DATASET EXCERPT -
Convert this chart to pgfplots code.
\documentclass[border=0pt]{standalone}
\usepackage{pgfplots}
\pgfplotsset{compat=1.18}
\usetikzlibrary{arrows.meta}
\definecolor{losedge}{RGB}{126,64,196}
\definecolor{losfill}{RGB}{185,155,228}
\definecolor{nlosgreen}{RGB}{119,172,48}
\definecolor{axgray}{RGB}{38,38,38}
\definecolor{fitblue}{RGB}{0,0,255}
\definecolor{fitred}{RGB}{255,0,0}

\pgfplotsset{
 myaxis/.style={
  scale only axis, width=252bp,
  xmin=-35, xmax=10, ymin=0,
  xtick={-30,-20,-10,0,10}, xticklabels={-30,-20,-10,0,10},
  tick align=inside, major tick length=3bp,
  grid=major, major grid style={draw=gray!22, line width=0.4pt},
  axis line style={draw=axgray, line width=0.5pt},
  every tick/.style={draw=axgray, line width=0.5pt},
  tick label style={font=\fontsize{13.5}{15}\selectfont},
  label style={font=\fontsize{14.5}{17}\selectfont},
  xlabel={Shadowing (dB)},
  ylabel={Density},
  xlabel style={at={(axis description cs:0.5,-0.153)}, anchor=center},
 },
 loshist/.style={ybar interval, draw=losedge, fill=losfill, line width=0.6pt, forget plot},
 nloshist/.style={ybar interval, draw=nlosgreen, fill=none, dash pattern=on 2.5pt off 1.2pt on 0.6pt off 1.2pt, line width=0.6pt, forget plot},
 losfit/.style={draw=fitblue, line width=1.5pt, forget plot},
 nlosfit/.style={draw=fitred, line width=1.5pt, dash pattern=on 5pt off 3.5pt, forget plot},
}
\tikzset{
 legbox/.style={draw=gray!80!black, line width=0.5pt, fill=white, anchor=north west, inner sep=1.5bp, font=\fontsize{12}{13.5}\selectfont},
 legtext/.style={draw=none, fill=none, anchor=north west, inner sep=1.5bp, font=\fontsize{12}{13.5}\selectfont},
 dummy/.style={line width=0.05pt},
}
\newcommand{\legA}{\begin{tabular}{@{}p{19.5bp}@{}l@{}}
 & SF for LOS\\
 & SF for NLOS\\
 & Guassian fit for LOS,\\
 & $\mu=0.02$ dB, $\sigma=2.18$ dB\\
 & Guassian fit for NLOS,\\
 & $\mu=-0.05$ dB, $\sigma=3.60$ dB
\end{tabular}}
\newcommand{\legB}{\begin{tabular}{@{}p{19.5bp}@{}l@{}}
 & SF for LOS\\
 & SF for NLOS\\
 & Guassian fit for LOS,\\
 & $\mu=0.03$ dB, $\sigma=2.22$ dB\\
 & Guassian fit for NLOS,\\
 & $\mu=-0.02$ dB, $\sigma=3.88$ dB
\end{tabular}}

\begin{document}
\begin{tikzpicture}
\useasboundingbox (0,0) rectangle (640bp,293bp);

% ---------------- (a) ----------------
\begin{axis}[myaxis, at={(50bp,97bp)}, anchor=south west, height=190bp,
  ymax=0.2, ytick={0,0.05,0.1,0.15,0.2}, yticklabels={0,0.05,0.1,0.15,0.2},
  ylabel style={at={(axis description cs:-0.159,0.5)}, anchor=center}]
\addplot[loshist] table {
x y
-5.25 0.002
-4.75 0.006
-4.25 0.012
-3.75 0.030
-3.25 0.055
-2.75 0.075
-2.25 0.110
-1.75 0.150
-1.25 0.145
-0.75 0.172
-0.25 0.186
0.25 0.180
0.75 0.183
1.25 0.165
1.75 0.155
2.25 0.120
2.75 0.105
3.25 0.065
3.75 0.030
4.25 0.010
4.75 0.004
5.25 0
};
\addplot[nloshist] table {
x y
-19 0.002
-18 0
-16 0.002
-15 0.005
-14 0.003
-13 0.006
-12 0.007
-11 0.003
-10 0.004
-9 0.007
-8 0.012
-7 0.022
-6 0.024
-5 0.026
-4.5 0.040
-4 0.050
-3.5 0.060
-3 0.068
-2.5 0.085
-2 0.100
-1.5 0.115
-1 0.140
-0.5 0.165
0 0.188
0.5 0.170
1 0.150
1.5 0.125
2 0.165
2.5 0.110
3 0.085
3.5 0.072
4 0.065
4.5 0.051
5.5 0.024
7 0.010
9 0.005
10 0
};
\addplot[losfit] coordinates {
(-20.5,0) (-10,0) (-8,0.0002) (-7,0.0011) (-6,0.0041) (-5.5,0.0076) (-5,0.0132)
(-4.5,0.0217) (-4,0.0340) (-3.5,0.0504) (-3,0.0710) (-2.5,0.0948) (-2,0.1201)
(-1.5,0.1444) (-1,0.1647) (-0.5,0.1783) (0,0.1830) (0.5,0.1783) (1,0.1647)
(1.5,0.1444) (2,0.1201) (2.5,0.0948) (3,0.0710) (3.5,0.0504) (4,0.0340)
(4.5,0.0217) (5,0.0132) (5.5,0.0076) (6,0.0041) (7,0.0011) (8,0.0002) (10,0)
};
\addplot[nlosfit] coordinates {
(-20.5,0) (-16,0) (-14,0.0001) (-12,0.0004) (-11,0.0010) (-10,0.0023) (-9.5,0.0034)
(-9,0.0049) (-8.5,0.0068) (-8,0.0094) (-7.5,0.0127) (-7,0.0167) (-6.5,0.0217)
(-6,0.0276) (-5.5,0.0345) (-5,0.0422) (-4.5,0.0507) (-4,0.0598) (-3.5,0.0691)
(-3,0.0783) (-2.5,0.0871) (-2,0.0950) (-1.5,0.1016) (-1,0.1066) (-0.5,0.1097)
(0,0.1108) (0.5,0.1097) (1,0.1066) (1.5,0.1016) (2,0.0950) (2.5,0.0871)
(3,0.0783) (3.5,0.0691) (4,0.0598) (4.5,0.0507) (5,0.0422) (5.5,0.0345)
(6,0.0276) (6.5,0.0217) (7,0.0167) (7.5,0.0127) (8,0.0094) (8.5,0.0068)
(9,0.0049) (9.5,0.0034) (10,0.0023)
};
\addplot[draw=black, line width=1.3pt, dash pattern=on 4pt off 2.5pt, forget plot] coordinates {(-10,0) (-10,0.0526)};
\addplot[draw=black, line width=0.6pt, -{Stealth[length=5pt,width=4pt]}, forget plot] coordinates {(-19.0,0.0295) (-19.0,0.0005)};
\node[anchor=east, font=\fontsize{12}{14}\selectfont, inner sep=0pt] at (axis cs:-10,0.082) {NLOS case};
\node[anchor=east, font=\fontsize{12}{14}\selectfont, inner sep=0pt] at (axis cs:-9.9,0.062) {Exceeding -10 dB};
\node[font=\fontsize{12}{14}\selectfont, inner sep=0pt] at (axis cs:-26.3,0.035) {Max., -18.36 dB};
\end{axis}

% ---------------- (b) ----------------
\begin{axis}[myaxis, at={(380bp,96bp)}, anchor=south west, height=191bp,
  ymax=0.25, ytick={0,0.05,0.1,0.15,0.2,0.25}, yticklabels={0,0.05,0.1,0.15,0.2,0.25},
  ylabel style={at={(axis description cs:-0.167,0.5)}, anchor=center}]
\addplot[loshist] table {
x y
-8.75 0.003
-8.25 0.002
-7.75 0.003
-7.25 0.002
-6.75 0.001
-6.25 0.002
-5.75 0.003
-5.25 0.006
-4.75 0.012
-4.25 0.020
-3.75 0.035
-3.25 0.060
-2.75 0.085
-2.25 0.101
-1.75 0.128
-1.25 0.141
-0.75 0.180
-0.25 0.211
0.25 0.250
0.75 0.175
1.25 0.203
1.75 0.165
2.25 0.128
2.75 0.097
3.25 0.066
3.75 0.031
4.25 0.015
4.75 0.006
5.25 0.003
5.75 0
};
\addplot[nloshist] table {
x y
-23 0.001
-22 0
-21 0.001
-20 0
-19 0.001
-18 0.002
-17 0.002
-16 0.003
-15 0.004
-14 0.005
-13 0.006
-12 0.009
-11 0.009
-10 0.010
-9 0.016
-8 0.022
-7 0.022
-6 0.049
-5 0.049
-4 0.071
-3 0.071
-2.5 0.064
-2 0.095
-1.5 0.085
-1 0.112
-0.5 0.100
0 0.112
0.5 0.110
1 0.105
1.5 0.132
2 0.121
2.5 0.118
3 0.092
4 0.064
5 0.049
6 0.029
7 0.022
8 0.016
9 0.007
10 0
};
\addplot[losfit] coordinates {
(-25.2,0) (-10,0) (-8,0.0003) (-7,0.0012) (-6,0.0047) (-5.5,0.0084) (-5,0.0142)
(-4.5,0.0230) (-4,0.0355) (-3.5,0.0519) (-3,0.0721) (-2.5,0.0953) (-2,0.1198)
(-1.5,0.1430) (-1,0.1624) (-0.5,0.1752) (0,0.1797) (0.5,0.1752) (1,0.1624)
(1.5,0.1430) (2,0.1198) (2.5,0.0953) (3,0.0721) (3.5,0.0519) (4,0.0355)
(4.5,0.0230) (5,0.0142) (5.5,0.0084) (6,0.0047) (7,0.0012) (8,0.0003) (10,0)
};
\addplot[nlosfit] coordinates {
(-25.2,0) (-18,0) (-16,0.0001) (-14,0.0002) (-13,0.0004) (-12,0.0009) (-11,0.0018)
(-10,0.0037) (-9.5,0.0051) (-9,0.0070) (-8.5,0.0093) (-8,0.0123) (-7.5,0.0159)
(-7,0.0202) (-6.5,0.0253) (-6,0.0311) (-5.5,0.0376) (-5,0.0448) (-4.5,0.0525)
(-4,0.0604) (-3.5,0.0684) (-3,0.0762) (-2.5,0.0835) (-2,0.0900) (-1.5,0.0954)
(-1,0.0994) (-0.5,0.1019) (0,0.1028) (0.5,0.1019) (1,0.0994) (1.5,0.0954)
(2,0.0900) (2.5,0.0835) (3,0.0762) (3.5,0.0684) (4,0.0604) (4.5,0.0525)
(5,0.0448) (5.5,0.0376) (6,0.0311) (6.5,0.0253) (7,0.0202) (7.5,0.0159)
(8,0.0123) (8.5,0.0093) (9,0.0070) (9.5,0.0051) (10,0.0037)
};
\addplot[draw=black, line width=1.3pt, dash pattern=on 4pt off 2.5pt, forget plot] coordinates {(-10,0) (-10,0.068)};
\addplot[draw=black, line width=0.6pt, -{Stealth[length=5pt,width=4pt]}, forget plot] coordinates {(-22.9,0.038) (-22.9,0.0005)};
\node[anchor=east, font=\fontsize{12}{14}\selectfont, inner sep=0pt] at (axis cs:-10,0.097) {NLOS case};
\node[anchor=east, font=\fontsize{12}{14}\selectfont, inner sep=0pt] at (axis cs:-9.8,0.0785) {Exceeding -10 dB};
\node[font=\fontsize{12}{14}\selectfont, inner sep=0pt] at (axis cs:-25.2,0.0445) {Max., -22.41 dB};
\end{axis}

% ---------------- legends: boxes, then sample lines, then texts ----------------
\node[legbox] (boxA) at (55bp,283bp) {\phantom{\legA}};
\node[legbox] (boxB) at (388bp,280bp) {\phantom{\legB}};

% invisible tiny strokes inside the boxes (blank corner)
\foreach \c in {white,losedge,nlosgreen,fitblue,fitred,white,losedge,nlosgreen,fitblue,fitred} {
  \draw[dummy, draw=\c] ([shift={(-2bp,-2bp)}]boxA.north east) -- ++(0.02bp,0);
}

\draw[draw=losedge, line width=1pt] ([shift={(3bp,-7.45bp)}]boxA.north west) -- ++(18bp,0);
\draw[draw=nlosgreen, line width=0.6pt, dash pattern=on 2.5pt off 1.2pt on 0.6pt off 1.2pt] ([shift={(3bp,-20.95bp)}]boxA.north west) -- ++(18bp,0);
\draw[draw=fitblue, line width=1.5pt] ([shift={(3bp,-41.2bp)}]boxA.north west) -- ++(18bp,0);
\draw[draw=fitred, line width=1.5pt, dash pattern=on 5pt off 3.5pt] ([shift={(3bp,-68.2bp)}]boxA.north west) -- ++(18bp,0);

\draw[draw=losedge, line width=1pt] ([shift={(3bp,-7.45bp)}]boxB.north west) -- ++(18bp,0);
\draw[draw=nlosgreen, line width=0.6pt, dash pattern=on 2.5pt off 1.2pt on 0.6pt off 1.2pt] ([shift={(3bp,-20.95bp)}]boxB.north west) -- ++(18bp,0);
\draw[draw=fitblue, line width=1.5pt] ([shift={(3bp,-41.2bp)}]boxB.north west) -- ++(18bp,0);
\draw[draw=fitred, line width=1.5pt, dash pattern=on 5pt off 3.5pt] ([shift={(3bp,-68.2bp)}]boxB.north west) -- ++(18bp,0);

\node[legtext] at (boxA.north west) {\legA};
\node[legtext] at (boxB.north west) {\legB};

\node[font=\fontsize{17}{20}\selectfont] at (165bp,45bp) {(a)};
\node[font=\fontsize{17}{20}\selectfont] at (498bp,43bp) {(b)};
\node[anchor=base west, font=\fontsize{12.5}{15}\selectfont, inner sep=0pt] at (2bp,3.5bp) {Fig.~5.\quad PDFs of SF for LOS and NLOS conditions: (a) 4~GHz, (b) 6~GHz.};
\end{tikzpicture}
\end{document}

TASK BRIEF -
Only the lines from the first line of the material above through the line that contains "(0,0) rectangle (640bp,293bp);" should be quoted, each one exactly.

RESULT -
Convert this chart to pgfplots code.
\documentclass[border=0pt]{standalone}
\usepackage{pgfplots}
\pgfplotsset{compat=1.18}
\usetikzlibrary{arrows.meta}
\definecolor{losedge}{RGB}{126,64,196}
\definecolor{losfill}{RGB}{185,155,228}
\definecolor{nlosgreen}{RGB}{119,172,48}
\definecolor{axgray}{RGB}{38,38,38}
\definecolor{fitblue}{RGB}{0,0,255}
\definecolor{fitred}{RGB}{255,0,0}

\pgfplotsset{
 myaxis/.style={
  scale only axis, width=252bp,
  xmin=-35, xmax=10, ymin=0,
  xtick={-30,-20,-10,0,10}, xticklabels={-30,-20,-10,0,10},
  tick align=inside, major tick length=3bp,
  grid=major, major grid style={draw=gray!22, line width=0.4pt},
  axis line style={draw=axgray, line width=0.5pt},
  every tick/.style={draw=axgray, line width=0.5pt},
  tick label style={font=\fontsize{13.5}{15}\selectfont},
  label style={font=\fontsize{14.5}{17}\selectfont},
  xlabel={Shadowing (dB)},
  ylabel={Density},
  xlabel style={at={(axis description cs:0.5,-0.153)}, anchor=center},
 },
 loshist/.style={ybar interval, draw=losedge, fill=losfill, line width=0.6pt, forget plot},
 nloshist/.style={ybar interval, draw=nlosgreen, fill=none, dash pattern=on 2.5pt off 1.2pt on 0.6pt off 1.2pt, line width=0.6pt, forget plot},
 losfit/.style={draw=fitblue, line width=1.5pt, forget plot},
 nlosfit/.style={draw=fitred, line width=1.5pt, dash pattern=on 5pt off 3.5pt, forget plot},
}
\tikzset{
 legbox/.style={draw=gray!80!black, line width=0.5pt, fill=white, anchor=north west, inner sep=1.5bp, font=\fontsize{12}{13.5}\selectfont},
 legtext/.style={draw=none, fill=none, anchor=north west, inner sep=1.5bp, font=\fontsize{12}{13.5}\selectfont},
 dummy/.style={line width=0.05pt},
}
\newcommand{\legA}{\begin{tabular}{@{}p{19.5bp}@{}l@{}}
 & SF for LOS\\
 & SF for NLOS\\
 & Guassian fit for LOS,\\
 & $\mu=0.02$ dB, $\sigma=2.18$ dB\\
 & Guassian fit for NLOS,\\
 & $\mu=-0.05$ dB, $\sigma=3.60$ dB
\end{tabular}}
\newcommand{\legB}{\begin{tabular}{@{}p{19.5bp}@{}l@{}}
 & SF for LOS\\
 & SF for NLOS\\
 & Guassian fit for LOS,\\
 & $\mu=0.03$ dB, $\sigma=2.22$ dB\\
 & Guassian fit for NLOS,\\
 & $\mu=-0.02$ dB, $\sigma=3.88$ dB
\end{tabular}}

\begin{document}
\begin{tikzpicture}
\useasboundingbox (0,0) rectangle (640bp,293bp);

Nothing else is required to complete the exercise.